The question: would consumers pay for content if the ads were removed? 

MediaPost published the article, If There Were No Ads, How Much Would You Pay? And here’s what happened: “Zigby Analytics asked that same question to 1,004 US adults and found that Americans assign a value of about $1,200 per year to the services provided them. 85% of respondents said that they prefer an ad-supported Internet model as opposed to paying for content… It may very well end up that after all the dust settles around how publishers will make money in the future without destroying their UX, ad-supported models will turn out to be the best option. No one likes having to pay for things, after all. 75% of respondents said that they would reduce their Internet usage a great deal on all devices if the Internet was on a paid model. 90% of them said that services like email, blogs, the news and weather were very important or somewhat important.”

What does this tell us?

Consumer respect and value content. They prefer ads over paying content (but they hate the ads). Ad-supported models may be a publisher’s only hope (this means more players, less attention to the ads and less value on the price of the ad). Consumers would prefer free content (they value content, but don’t want to pay for it?). If publisher’s charge for content, they will get less consumers. Consumers all agree, that they can’t live without this content and the services.
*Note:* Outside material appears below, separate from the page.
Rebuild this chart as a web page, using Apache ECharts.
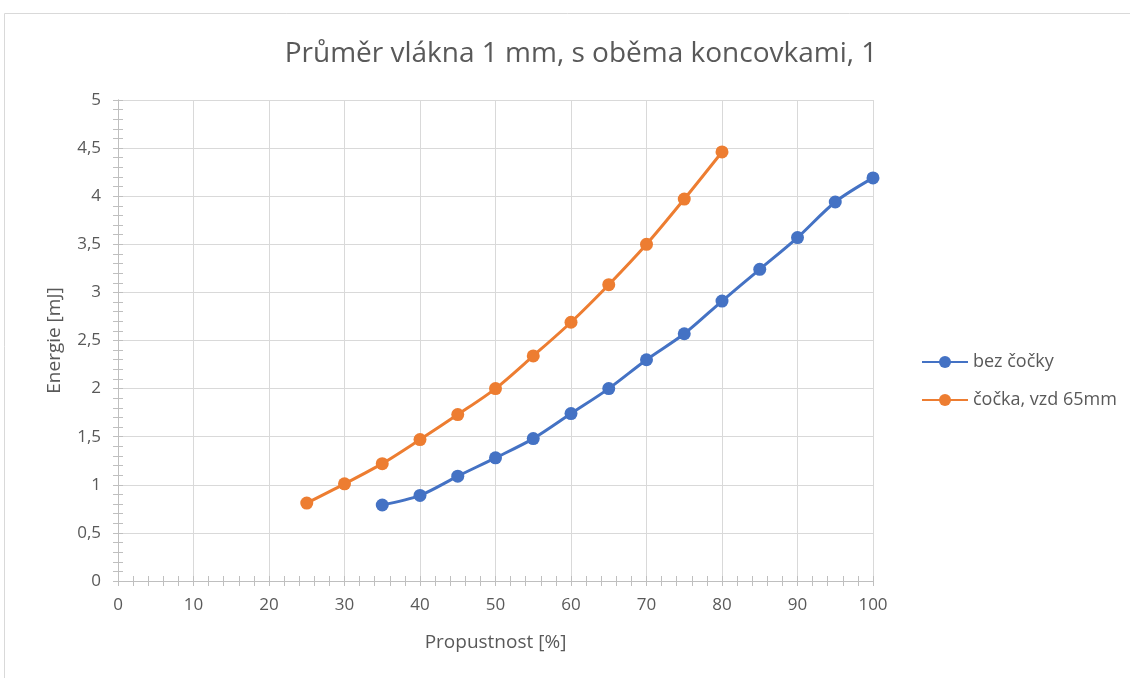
<!DOCTYPE html>
<html>
<head>
<meta charset="utf-8">
<script src="https://cdn.jsdelivr.net/npm/echarts@6/dist/echarts.min.js"></script>
<style>
  html, body { margin: 0; padding: 0; background: #fff; }
  #chart { width: 1130px; height: 678px; }
</style>
</head>
<body>
<div id="chart"></div>
<script>
// data
const xBez = [35, 40, 45, 50, 55, 60, 65, 70, 75, 80, 85, 90, 95, 100];
const yBez = [0.79, 0.89, 1.09, 1.28, 1.48, 1.74, 2.0, 2.3, 2.57, 2.91, 3.24, 3.57, 3.94, 4.19];
const xCocka = [25, 30, 35, 40, 45, 50, 55, 60, 65, 70, 75, 80];
const yCocka = [0.81, 1.01, 1.22, 1.47, 1.73, 2.0, 2.34, 2.69, 3.08, 3.5, 3.97, 4.46];
const seriesNames = ['bez čočky', 'čočka, vzd 65mm'];

const font = '"Open Sans", "Noto Sans", sans-serif';
const txt = '#595959';
const axisCol = '#bfbfbf';

let chart = echarts.init(document.getElementById('chart'));

function pairs(xs, ys) {
    return xs.map((x, i) => [x, ys[i]]);
}

const xBase = {
    type: 'value', min: 0, max: 100, interval: 10,
    axisLine: { show: true, onZero: false, lineStyle: { color: axisCol, width: 1 } },
    minorTick: { show: true, splitNumber: 5, length: 5, lineStyle: { color: axisCol } }
};
const yBase = {
    type: 'value', min: 0, max: 5, interval: 0.5,
    axisLine: { show: true, onZero: false, lineStyle: { color: axisCol, width: 1 } },
    minorTick: { show: true, splitNumber: 5, length: 5, lineStyle: { color: axisCol } }
};

const option = {
    animation: false,
    textStyle: { fontFamily: font },
    title: {
        text: 'Průměr vlákna 1 mm, s oběma koncovkami, 1',
        left: 576, top: 35, textAlign: 'center',
        textStyle: { fontFamily: font, fontSize: 28, fontWeight: 'normal', color: txt }
    },
    graphic: [{
        type: 'rect', silent: true,
        shape: { x: 4.5, y: 13.5, width: 1200, height: 800 },
        style: { fill: 'none', stroke: '#d9d9d9', lineWidth: 1 }
    }],
    legend: {
        orient: 'vertical', left: 916, top: 348,
        itemWidth: 46, itemHeight: 15, itemGap: 20,
        textStyle: { fontFamily: font, fontSize: 18, color: txt },
        data: seriesNames
    },
    grid: { left: 118, right: 257, top: 100, bottom: 97 },
    xAxis: [
        Object.assign({}, xBase, {
            name: 'Propustnost [%]', nameLocation: 'middle', nameGap: 52,
            nameTextStyle: { fontFamily: font, fontSize: 19, color: txt },
            axisTick: { show: true, length: 5, lineStyle: { color: axisCol } },
            axisLabel: { color: txt, fontSize: 17, margin: 16, fontFamily: font },
            splitLine: { show: true, lineStyle: { color: '#d9d9d9', width: 1 } }
        }),
        Object.assign({}, xBase, {
            position: 'bottom',
            axisTick: { show: true, inside: true, length: 5, lineStyle: { color: axisCol } },
            minorTick: { show: true, splitNumber: 5, length: 5, lineStyle: { color: axisCol } },
            axisLabel: { show: false },
            splitLine: { show: false }
        })
    ],
    yAxis: [
        Object.assign({}, yBase, {
            name: 'Energie [mJ]', nameLocation: 'middle', nameGap: 54,
            nameTextStyle: { fontFamily: font, fontSize: 19, color: txt },
            axisTick: { show: true, length: 5, lineStyle: { color: axisCol } },
            axisLabel: {
                color: txt, fontSize: 17, margin: 17, fontFamily: font,
                formatter: v => String(v).replace('.', ',')
            },
            splitLine: { show: true, lineStyle: { color: '#d9d9d9', width: 1 } }
        }),
        Object.assign({}, yBase, {
            position: 'left',
            axisTick: { show: true, inside: true, length: 5, lineStyle: { color: axisCol } },
            minorTick: { show: true, splitNumber: 5, length: 5, lineStyle: { color: axisCol } },
            axisLabel: { show: false },
            splitLine: { show: false }
        })
    ],
    series: [
        {
            name: seriesNames[0], type: 'line', smooth: 0.3,
            xAxisIndex: 0, yAxisIndex: 0,
            data: pairs(xBez, yBez),
            symbol: 'circle', symbolSize: 13,
            itemStyle: { color: '#4472c4' },
            lineStyle: { color: '#4472c4', width: 3 }
        },
        {
            name: seriesNames[1], type: 'line', smooth: 0.3,
            xAxisIndex: 0, yAxisIndex: 0,
            data: pairs(xCocka, yCocka),
            symbol: 'circle', symbolSize: 13,
            itemStyle: { color: '#ed7d31' },
            lineStyle: { color: '#ed7d31', width: 3 }
        }
    ]
};

chart.setOption(option);

window.addEventListener('resize', function () {
    chart.resize();
});
</script>
</body>
</html>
What a headache. Smart people are trying to solve this problem. Few publishers have found a true, valuable and sustainable business model around this. It’s a complex problem as more advertising shifts to digital channels and segments beyond the traditional advertising channel.

Perhaps a more elegant question about publishing is this: Do consumers truly understand the implications of what happens when these publishers can no longer make enough money to keep the lights on, and what this means for democracy, access to information and how sustainable communities stay connected?